Ana e Fernando: pelas encruzilhadas da vida. (Foto: internet/divulgação)

Há uma intenção em transformar as paisagens e o ambiente da Chapada dos Veadeiros em um personagem à parte, com seu clima, seus personagens reais (exceto os protagonistas, a maioria dos outros personagens tem ligações reais com a Chapada, e muitos deles sequer são atores profissionais), sua mística. Certamente reflexo da bagagem documental que Novaes traz consigo. Mas sem pretensão nenhuma de esgotar o tema ou transformar a ficção num recorte completo do que seja o agreste goiano. O interessante é que nessa tentativa, a própria caminhonete, como expressão ora do ambiente, ora dos próprios personagens, se transforma num personagem também. Quase tudo gira em torno dela. Os personagens se movem por meio dela, se protegem nela. Se conhecem e reconhecem nela. Expressam seus sentimentos por meio do arroubo em desbravar, da velocidade, da troca de motoristas ou do vidro abaixado para buscar informações. E se perdem, no que é a transição para o ato final. Não há “Alaska” sem caminhonete, tanto quanto não há sem o casal.

Rafael Sieg está bastante consistente como Fernando, impõe um ritmo mais cadenciado, introspectivo, de certa forma misterioso sobre seu personagem – o que é fundamental para os rumos da história. Bella Carrijo também está muito bem e dá vida a uma Ana esperançosa mas desconfiada. Traz a mente e o coração abertos para o que o destino trouxer, mas sabendo que qualquer escolha trará consequências inevitáveis. Muitas delas já conhecidas.

A trilha também foi bem escolhida, e evoca o bucolismo da paisagem e a curiosidade pela jornada existencial – temperos vitais para o longa. A fotografia, simples, mas que alterna bem entre a captura da Chapada em grandes planos e a tensão da viagem numa cabine de caminhonete, também faz a sua parte bem feita.

Sente-se certa falta na caracterização dos personagens principais, entretanto. São personagens universais, claro, mas não reconhece-se neles a particularidade goiana.
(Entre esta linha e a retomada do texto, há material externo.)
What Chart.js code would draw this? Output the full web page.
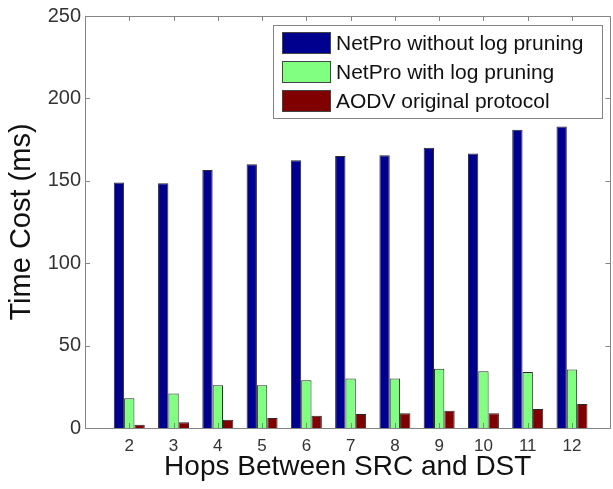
<!DOCTYPE html>
<html>
<head>
<meta charset="utf-8">
<script src="https://cdn.jsdelivr.net/npm/chart.js@4/dist/chart.umd.min.js"></script>
<style>
  body { margin: 0; background: #fff; }
  #wrap { width: 613px; height: 489px; }
</style>
</head>
<body>
<div id="wrap"><canvas id="chart" width="613" height="489"></canvas></div>
<script>
// data
const hops = [2, 3, 4, 5, 6, 7, 8, 9, 10, 11, 12];
const withoutPruning = [149, 148.5, 156.5, 160, 162.5, 165, 165.5, 170, 166.5, 181, 183];
const withPruning = [18, 21, 26, 26, 29, 30, 30, 36, 34.5, 34, 35.5];
const aodv = [2, 3.5, 5, 6, 7.5, 8.5, 9, 10.5, 9, 11.5, 14.5];
const yTicks = [0, 50, 100, 150, 200, 250];

const FONT = "'Liberation Sans', Arial, sans-serif";
const AXIS_GRAY = '#858585';

// MATLAB-like box with inward ticks + legend inside the axes
const matlabBox = {
    id: 'matlabBox',
    afterDatasetsDraw(chart) {
        const {ctx, chartArea: a, scales} = chart;
        ctx.save();
        ctx.strokeStyle = AXIS_GRAY;
        ctx.lineWidth = 1;
        ctx.beginPath();
        ctx.rect(Math.round(a.left) + 0.5, Math.round(a.top) + 0.5,
                 Math.round(a.right - a.left) - 1, Math.round(a.bottom - a.top));
        ctx.stroke();
        const len = 5;
        ctx.beginPath();
        scales.y.ticks.forEach(t => {
            const y = Math.round(scales.y.getPixelForValue(t.value)) + 0.5;
            ctx.moveTo(a.left, y); ctx.lineTo(a.left + len, y);
            ctx.moveTo(a.right, y); ctx.lineTo(a.right - len, y);
        });
        scales.x.ticks.forEach(t => {
            const x = Math.round(scales.x.getPixelForValue(t.value)) + 0.5;
            ctx.moveTo(x, a.bottom); ctx.lineTo(x, a.bottom - len);
            ctx.moveTo(x, a.top); ctx.lineTo(x, a.top + len);
        });
        ctx.stroke();

        // legend
        const lx = 273, ly = 25, lw = 329, lh = 93;
        ctx.fillStyle = '#fff';
        ctx.fillRect(lx, ly, lw, lh);
        ctx.strokeStyle = AXIS_GRAY;
        ctx.strokeRect(lx + 0.5, ly + 0.5, lw, lh);
        ctx.font = '21px ' + FONT;
        ctx.textBaseline = 'middle';
        chart.data.datasets.forEach((ds, i) => {
            const cy = 43 + i * 29;
            ctx.fillStyle = ds.backgroundColor;
            ctx.fillRect(282, cy - 11, 49, 22);
            ctx.strokeStyle = '#444';
            ctx.strokeRect(282.5, cy - 10.5, 48, 21);
            ctx.fillStyle = '#111';
            ctx.fillText(ds.label, 336, cy + 1);
        });
        ctx.restore();
    }
};

const ctx = document.getElementById('chart');

new Chart(ctx, {
    type: 'bar',
    data: {
        labels: hops,
        datasets: [
            { label: 'NetPro without log pruning', data: withoutPruning, backgroundColor: '#00008f' },
            { label: 'NetPro with log pruning', data: withPruning, backgroundColor: '#80ff80' },
            { label: 'AODV original protocol', data: aodv, backgroundColor: '#800000' }
        ]
    },
    options: {
        responsive: false,
        animation: false,
        layout: { padding: { top: 14, right: 2.5, left: 0, bottom: 0 } },
        datasets: {
            bar: {
                categoryPercentage: 0.7,
                barPercentage: 1,
                borderWidth: 1,
                borderColor: '#2a2a2a'
            }
        },
        plugins: {
            legend: { display: false },
            tooltip: { enabled: false }
        },
        scales: {
            x: {
                type: 'linear',
                offset: false,
                min: 1,
                max: 12.87,
                afterBuildTicks: s => { s.ticks = hops.map(v => ({ value: v })); },
                afterFit: s => { s.height = 61; },
                grid: { display: false, drawTicks: false },
                border: { display: false },
                ticks: {
                    color: '#333',
                    padding: 8,
                    maxRotation: 0,
                    autoSkip: false,
                    font: { family: FONT, size: 17 }
                },
                title: {
                    display: true,
                    text: 'Hops Between SRC and DST',
                    color: '#111',
                    font: { family: FONT, size: 28 },
                    padding: { top: 0, bottom: 5 }
                }
            },
            y: {
                min: 0,
                max: 250,
                afterBuildTicks: s => { s.ticks = yTicks.map(v => ({ value: v })); },
                afterFit: s => { s.width = 85; },
                grid: { display: false, drawTicks: false },
                border: { display: false },
                ticks: {
                    color: '#333',
                    padding: 4,
                    font: { family: FONT, size: 20 }
                },
                title: {
                    display: true,
                    text: 'Time Cost (ms)',
                    color: '#111',
                    font: { family: FONT, size: 29 },
                    padding: { top: 5, bottom: 0 }
                }
            }
        }
    },
    plugins: [matlabBox]
});
</script>
</body>
</html>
Estão mais para paulistas e cariocas do que para pessoas nascidas e criadas em Goiânia. Sim, é claro que a caricaturização é – e sempre será – negativa. O filme não pede “Nersos da Capitinga” ou “Jecas Gays” – longe disso!! Mas a identificação cultural – um dos elementos que Pedro Novaes busca nesse filme, implícita ou explícitamente – ocorre de forma muito tímida, frágil, praticamente nula em relação ao casal. O que vemos em personagens coadjuvantes maravilhosos como Zé Ronaldo e o peão Ananias – mais carregados na “goianidade”, porque a situação pede – não conseguimos notar em Fernando e Ana. É bom ressaltar, entretanto, que isso influencia muito pouco no conjunto do filme.

Fato é que “Alaska” consegue se apresentar bem como um “road movie” delicado, que explora uma esquina da vida de Ana e Fernando sem desprezar o restante de suas histórias (e sem entregar ela de bandeja no colo do espectador também). É cativante sem ser piegas, profundo sem ser pretensioso, e certamente reverbera fundo no espectador. Quem é que nunca se pegou em dúvida numa das encruzilhadas da vida? Para que lado fica o Alaska?

O filme estreia nacionalmente nessa quinta (21/03/2019), e pode ser assistido de forma exclusiva pelo público da 12a Mostra “O amor, a morte e as paixões”, no dia 22 de fevereiro passado.